Yelp - What influences consumer ratings?

This projects aims to examine the influence that specific business categories have on the consumer rating of businesses. We created a model to predict the relative impact that specific business categories, as listed on Yelp, have on the consumer ratings on Yelp of these businesses.

Research Motivation

In today's digital landscape, consumer ratings and online reviews are of importance in shaping expectations and driving purchase decisions. As people increasingly rely on online reviews, understanding the business categories that influence positive and negative consumer ratings has become vital for businesses navigating the competitive digital marketplace. By identifying these categories, businesses can refine their offerings to better align with consumer preferences and improve their online reputation. This research leverages a comprehensive open dataset from Yelp, which serves as a major platform where consumers can share experiences and evaluate businesses. With its strong presence across various recreational industries (including restaurants, retail, and services). Yelp has established itself as a trusted source for review-based feedback.

The Yelp dataset provides a wealth of information on over 150,000 businesses across the United States, capturing details such as business name, location, category, attributes, and consumer ratings, used as variables in this research. By analyzing this extensive dataset, we aim to extract valuable insights into which business categories drive consumer ratings. These insights can empower business managers to adopt a data-driven approach, going beyond anecdotal evidence and moving toward strategic, evidence-based decision-making. This shift aligns with the growing trend of data-driven marketing, where decisions are rooted in robust analysis rather than intuition, further underscoring the importance of data analytics in today’s business environment.

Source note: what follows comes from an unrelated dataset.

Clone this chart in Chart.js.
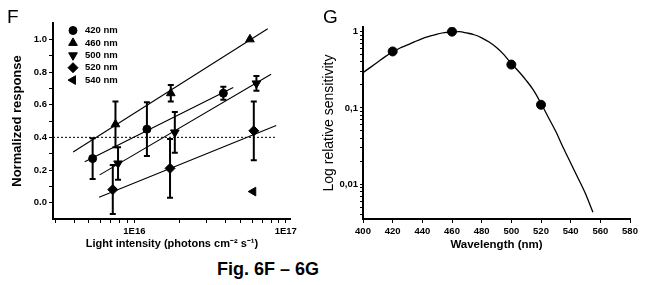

Several academic studies support the notion that data-driven decision-making can significantly enhance business performance. For instance, McAfee et al. (2012) highlight how data-driven approaches provide businesses with a competitive advantage by facilitating improved decision-making processes. Similarly, Akter and Wamba (2016) emphasize that data analytics can enhance operational efficiency and customer satisfaction in various service industries. Furthermore, Luca (2016) discusses the critical role of online reviews in consumer decision-making and how they can influence a business's financial performance. These studies underscore the need for a nuanced understanding of consumer ratings, and our research aims to contribute to this understanding by focusing on business categories as primary drivers of consumer feedback.

Research Question

Which business categories drive higher consumer ratings on Yelp in the United States?

This study aims to identify which business categories drive higher consumer ratings on Yelp in the United States. By examining these categories, the research provides critical insights into consumer expectations, allowing businesses to prioritize specific attributes that resonate with their target audience. For example, restaurants might focus on service and ambiance, while fitness centers may emphasize convenience and accessibility.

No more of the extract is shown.